◆ WHAT TO WORK ON: Repeat, exactly and only, the lines from the beginning of the data through the line with "var fs = 27". Pictures are left out.

(Rows from a dataset of charts and code)
* Begin *

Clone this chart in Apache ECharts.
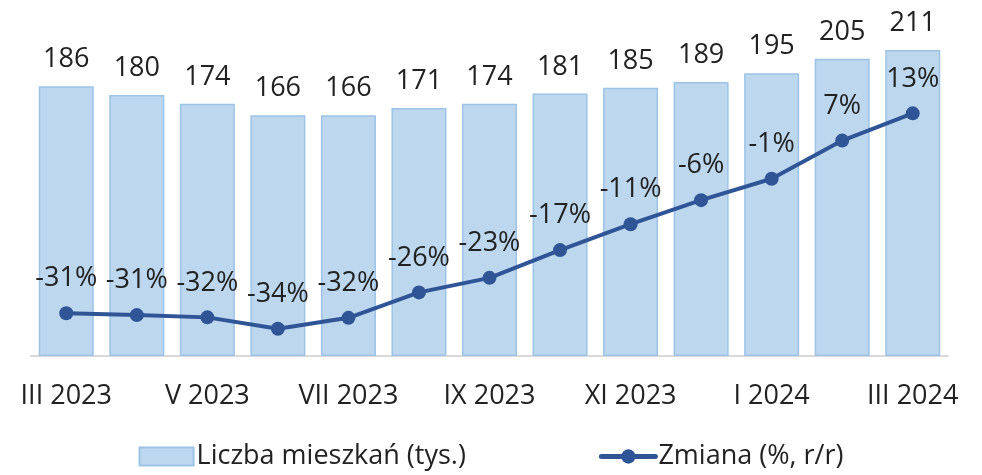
<!DOCTYPE html>
<html>
<head>
<meta charset="utf-8">
<script src="https://cdn.jsdelivr.net/npm/echarts@6/dist/echarts.min.js"></script>
<style>
  html, body { margin: 0; padding: 0; background: #fff; }
  #chart { width: 982px; height: 475px; }
</style>
</head>
<body>
<div id="chart"></div>
<script>
// miesiące
var categories = ['III 2023', 'IV 2023', 'V 2023', 'VI 2023', 'VII 2023', 'VIII 2023', 'IX 2023',
  'X 2023', 'XI 2023', 'XII 2023', 'I 2024', 'II 2024', 'III 2024']
// liczba mieszkań (tys.)
var mieszkania = [186, 180, 174, 166, 166, 171, 174, 181, 185, 189, 195, 205, 211]
// zmiana r/r w % (etykiety zaokrąglone)
var zmiana = [-31.0, -31.4, -31.9, -34.4, -32.0, -26.4, -23.2, -17.1, -11.4, -6.1, -1.4, 7.0, 13.0]

var font = '"Open Sans", "DejaVu Sans", sans-serif'
var txt = '#222'
var fs = 27

var myChart = echarts.init(document.getElementById('chart'))
var option = {
  animation: false,
  textStyle: { fontFamily: font },
  grid: { left: 31, right: 34, top: 37, bottom: 119 },
  legend: {
    bottom: 0,
    left: 'center',
    itemGap: 133,
    itemWidth: 54,
    itemHeight: 18,
    textStyle: { fontFamily: font, fontSize: fs, color: txt, padding: [0, 0, 0, -2] },
    data: [
      { name: 'Liczba mieszkań (tys.)', icon: 'rect' },
      { name: 'Zmiana (%, r/r)', itemStyle: { color: '#2f5597' }, lineStyle: { color: '#2f5597', width: 5, cap: 'round' } }
    ]
  },
  xAxis: {
    type: 'category',
    data: categories,
    axisLine: { lineStyle: { color: '#d9d9d9', width: 2 } },
    axisTick: { interval: 0, length: 7, lineStyle: { color: '#d9d9d9', width: 2 } },
    axisLabel: { interval: 1, fontFamily: font, fontSize: fs, color: txt, margin: 27 }
  },
  yAxis: [
    { type: 'value', min: 0, max: 220, show: false, splitLine: { show: false } },
    { type: 'value', min: -40.4, max: 29.8, show: false, splitLine: { show: false } }
  ],
  series: [
    {
      name: 'Liczba mieszkań (tys.)',
      type: 'bar',
      data: mieszkania,
      barWidth: '78%',
      itemStyle: { color: '#bdd7ee', borderColor: '#9dc3e6', borderWidth: 1.5 },
      label: {
        show: true, position: 'top', distance: 13,
        fontFamily: font, fontSize: fs, color: txt
      }
    },
    {
      name: 'Zmiana (%, r/r)',
      type: 'line',
      yAxisIndex: 1,
      data: zmiana,
      symbol: 'circle',
      symbolSize: 14,
      lineStyle: { color: '#2f5597', width: 4 },
      itemStyle: { color: '#2f5597' },
      label: {
        show: true, position: 'top', distance: 14,
        fontFamily: font, fontSize: fs, color: txt,
        formatter: function (p) { return Math.round(p.value) + '%' }
      }
    }
  ]
}
myChart.setOption(option)
</script>
</body>
</html>
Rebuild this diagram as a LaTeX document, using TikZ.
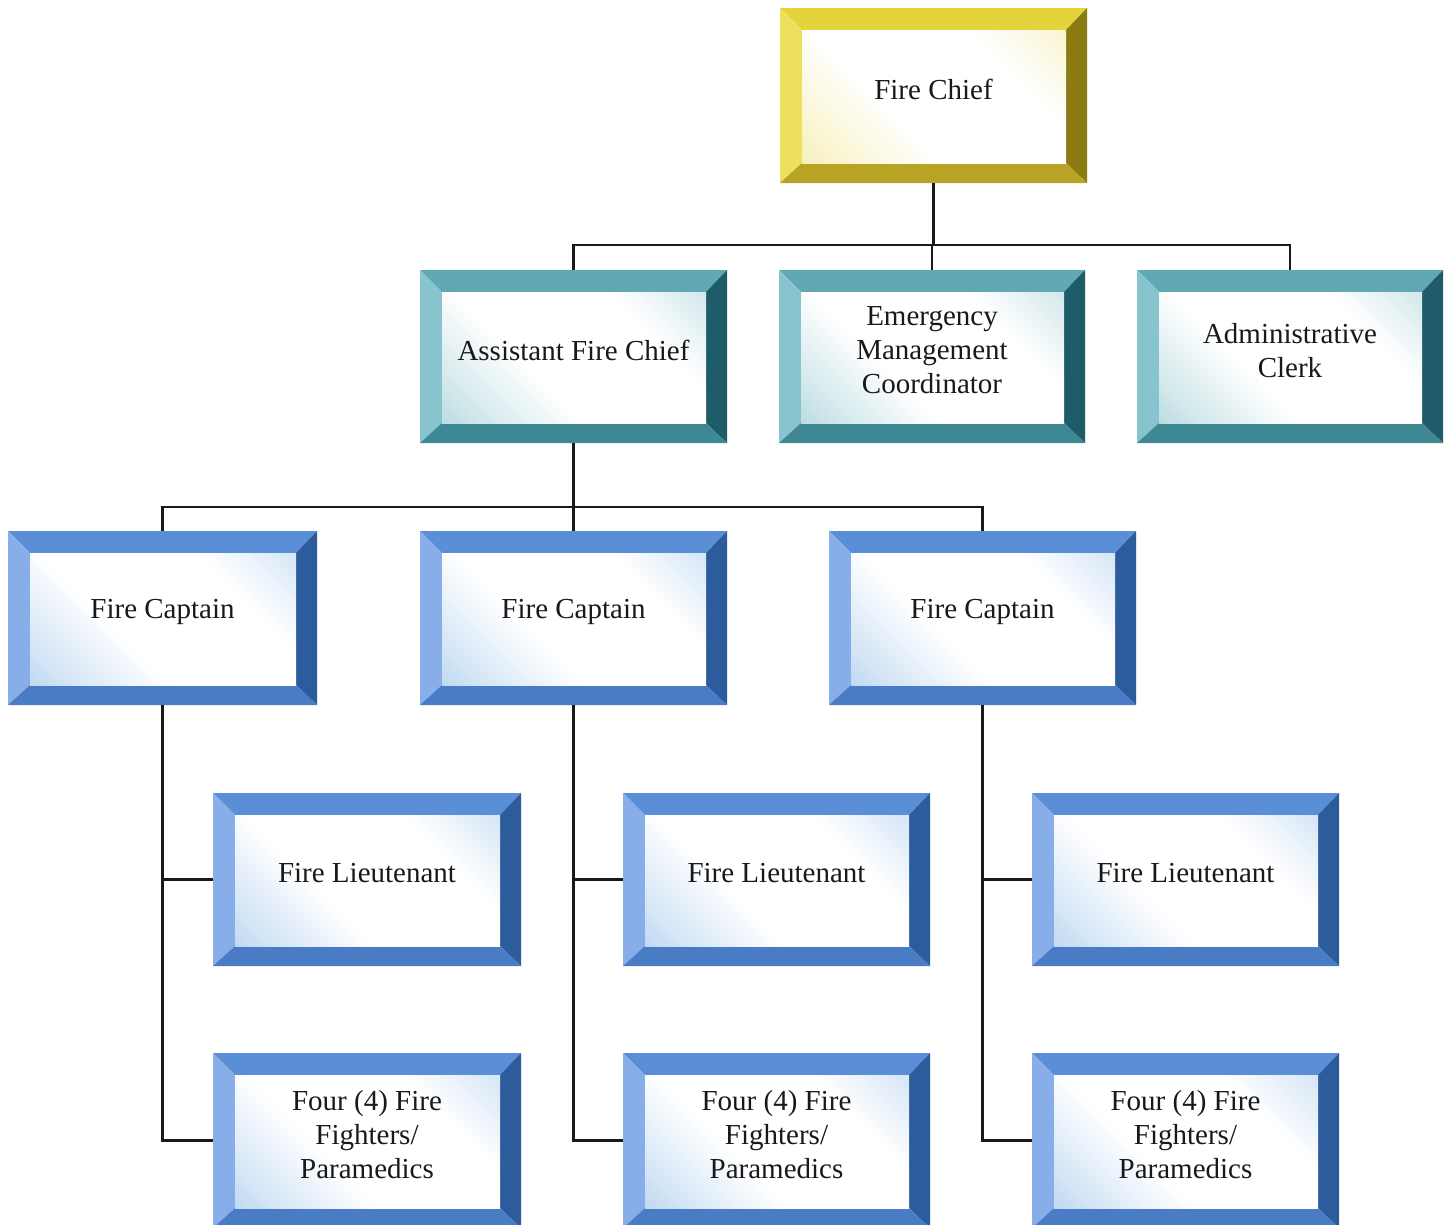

* End *

◆ THE SOLUTION:
Clone this chart in Apache ECharts.
<!DOCTYPE html>
<html>
<head>
<meta charset="utf-8">
<script src="https://cdn.jsdelivr.net/npm/echarts@6/dist/echarts.min.js"></script>
<style>
  html, body { margin: 0; padding: 0; background: #fff; }
  #chart { width: 982px; height: 475px; }
</style>
</head>
<body>
<div id="chart"></div>
<script>
// miesiące
var categories = ['III 2023', 'IV 2023', 'V 2023', 'VI 2023', 'VII 2023', 'VIII 2023', 'IX 2023',
  'X 2023', 'XI 2023', 'XII 2023', 'I 2024', 'II 2024', 'III 2024']
// liczba mieszkań (tys.)
var mieszkania = [186, 180, 174, 166, 166, 171, 174, 181, 185, 189, 195, 205, 211]
// zmiana r/r w % (etykiety zaokrąglone)
var zmiana = [-31.0, -31.4, -31.9, -34.4, -32.0, -26.4, -23.2, -17.1, -11.4, -6.1, -1.4, 7.0, 13.0]

var font = '"Open Sans", "DejaVu Sans", sans-serif'
var txt = '#222'
var fs = 27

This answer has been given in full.